++++ Record set
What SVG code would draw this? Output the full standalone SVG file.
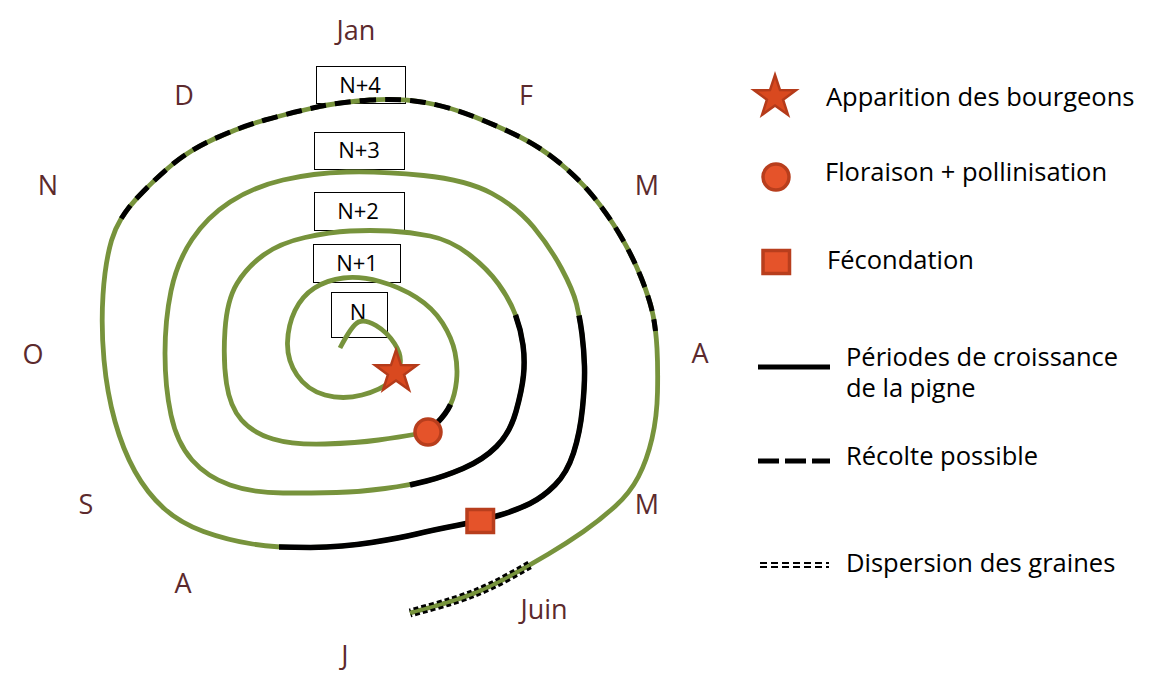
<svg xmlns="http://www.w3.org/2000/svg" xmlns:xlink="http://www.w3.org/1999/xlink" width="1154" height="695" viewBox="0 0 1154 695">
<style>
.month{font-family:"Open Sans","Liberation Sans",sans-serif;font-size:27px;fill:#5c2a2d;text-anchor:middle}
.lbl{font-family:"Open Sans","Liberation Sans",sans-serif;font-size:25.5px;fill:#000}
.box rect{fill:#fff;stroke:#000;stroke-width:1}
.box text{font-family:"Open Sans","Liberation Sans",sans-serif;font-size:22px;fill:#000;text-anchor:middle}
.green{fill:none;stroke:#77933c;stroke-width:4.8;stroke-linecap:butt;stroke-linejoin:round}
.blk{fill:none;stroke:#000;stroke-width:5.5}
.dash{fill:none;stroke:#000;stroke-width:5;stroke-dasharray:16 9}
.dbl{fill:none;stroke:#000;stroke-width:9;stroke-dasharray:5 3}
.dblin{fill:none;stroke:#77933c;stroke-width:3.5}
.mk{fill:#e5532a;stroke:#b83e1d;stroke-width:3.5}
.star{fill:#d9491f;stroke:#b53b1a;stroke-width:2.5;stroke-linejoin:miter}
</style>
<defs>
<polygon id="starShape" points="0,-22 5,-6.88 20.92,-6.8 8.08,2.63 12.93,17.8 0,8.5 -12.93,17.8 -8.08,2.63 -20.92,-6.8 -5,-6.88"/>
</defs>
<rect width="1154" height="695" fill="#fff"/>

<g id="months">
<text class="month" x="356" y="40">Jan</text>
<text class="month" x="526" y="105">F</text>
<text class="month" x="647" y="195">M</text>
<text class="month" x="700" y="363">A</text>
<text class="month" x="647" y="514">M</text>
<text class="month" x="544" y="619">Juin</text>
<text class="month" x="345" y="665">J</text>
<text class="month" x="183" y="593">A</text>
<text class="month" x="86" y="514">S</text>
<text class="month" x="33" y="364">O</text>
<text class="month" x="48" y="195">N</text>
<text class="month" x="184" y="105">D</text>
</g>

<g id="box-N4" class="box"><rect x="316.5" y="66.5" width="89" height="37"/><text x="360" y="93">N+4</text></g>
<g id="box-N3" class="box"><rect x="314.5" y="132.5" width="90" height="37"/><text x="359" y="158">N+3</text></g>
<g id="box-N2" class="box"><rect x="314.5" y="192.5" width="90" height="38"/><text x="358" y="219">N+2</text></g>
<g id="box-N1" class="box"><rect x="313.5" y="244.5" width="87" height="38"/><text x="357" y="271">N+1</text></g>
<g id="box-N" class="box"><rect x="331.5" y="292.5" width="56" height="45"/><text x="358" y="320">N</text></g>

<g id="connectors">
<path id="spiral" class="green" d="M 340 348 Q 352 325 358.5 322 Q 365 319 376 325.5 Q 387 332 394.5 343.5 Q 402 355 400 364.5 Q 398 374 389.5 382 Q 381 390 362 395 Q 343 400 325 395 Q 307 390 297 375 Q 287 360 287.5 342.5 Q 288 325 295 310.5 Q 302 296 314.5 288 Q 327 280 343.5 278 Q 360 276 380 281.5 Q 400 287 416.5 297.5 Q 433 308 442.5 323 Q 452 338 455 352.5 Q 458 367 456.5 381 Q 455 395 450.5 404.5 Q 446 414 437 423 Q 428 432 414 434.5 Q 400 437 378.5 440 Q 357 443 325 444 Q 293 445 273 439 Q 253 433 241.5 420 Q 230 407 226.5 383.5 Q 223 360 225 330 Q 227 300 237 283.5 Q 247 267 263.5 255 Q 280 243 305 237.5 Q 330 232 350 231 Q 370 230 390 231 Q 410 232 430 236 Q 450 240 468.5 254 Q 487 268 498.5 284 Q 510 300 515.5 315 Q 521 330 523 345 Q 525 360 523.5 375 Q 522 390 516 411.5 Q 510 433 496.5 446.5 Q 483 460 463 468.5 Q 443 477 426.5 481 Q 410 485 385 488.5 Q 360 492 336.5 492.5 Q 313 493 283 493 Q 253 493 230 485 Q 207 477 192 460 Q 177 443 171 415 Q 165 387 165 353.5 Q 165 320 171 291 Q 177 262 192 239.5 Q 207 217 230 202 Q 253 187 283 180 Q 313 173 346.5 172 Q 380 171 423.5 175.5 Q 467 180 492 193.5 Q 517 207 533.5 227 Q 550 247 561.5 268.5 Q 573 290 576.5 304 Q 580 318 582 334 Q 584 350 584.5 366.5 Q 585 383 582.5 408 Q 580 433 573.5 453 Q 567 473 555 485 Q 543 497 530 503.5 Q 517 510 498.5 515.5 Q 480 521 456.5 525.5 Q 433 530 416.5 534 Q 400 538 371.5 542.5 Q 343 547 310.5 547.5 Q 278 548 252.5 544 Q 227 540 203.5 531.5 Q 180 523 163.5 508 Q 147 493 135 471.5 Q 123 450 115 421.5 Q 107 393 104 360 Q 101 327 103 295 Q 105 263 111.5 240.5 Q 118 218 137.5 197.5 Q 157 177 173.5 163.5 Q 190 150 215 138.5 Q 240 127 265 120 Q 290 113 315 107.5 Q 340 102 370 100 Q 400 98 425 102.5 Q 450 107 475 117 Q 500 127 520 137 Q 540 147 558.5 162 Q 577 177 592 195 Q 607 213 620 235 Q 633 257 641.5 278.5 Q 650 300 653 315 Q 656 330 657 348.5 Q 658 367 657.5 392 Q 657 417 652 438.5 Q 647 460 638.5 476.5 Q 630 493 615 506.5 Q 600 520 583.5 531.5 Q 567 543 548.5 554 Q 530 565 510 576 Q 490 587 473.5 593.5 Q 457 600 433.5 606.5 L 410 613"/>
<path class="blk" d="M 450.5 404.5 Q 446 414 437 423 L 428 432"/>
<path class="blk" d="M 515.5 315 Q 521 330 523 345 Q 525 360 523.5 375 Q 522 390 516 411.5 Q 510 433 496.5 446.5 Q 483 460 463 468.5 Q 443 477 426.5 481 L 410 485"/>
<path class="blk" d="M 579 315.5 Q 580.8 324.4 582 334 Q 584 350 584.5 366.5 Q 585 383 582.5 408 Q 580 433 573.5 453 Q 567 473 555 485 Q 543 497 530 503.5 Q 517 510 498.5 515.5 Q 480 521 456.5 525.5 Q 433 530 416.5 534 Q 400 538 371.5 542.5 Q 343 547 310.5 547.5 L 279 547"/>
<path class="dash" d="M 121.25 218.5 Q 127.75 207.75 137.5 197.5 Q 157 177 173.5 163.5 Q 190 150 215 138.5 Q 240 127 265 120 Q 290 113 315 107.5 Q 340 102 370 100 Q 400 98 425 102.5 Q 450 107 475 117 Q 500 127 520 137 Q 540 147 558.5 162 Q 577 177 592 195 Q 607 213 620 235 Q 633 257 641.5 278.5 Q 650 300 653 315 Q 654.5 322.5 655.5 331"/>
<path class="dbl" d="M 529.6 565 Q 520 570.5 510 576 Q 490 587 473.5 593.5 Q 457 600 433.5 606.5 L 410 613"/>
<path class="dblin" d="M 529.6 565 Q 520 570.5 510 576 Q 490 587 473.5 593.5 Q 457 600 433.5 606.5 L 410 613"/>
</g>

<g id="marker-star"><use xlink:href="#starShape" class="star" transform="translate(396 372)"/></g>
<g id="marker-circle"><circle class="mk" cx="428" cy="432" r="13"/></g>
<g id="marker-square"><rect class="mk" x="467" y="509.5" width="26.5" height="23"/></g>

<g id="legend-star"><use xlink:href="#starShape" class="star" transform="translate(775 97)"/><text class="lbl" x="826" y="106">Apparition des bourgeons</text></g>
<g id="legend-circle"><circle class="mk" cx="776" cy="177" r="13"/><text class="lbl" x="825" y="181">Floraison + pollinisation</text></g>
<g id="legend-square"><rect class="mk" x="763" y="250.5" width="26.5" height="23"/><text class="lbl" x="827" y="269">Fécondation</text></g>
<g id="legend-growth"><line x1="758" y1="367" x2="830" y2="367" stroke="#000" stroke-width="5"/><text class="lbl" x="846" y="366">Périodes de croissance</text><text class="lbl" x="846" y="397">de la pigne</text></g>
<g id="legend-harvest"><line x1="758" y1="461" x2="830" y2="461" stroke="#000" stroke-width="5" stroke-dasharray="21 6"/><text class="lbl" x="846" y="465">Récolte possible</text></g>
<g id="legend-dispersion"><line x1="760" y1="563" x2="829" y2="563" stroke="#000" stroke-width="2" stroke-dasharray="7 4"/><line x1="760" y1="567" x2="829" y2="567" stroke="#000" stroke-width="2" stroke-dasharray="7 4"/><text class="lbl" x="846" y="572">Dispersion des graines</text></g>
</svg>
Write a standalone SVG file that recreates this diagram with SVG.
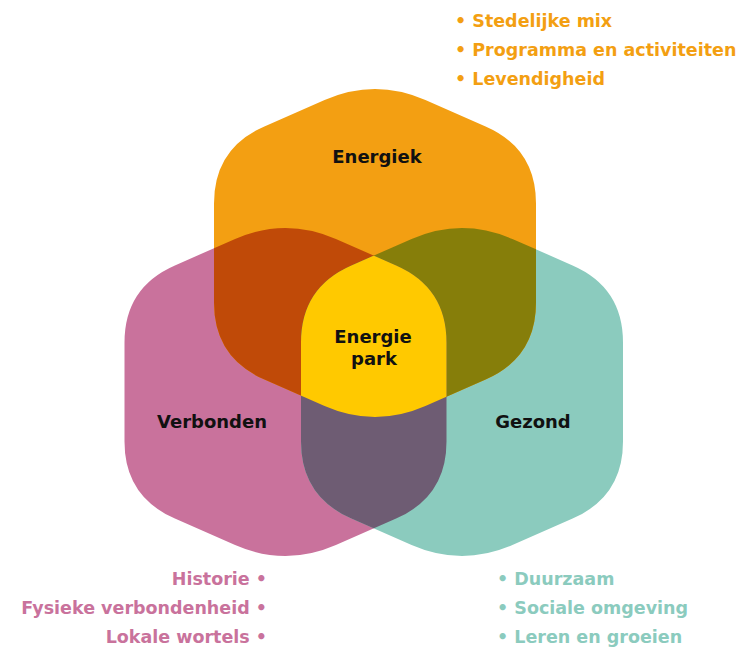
++++++++
Where a line holds "this", copy it out.

> _Result_:
What SVG code would draw this? Output the full standalone SVG file.
Write a standalone SVG file that recreates this diagram with SVG.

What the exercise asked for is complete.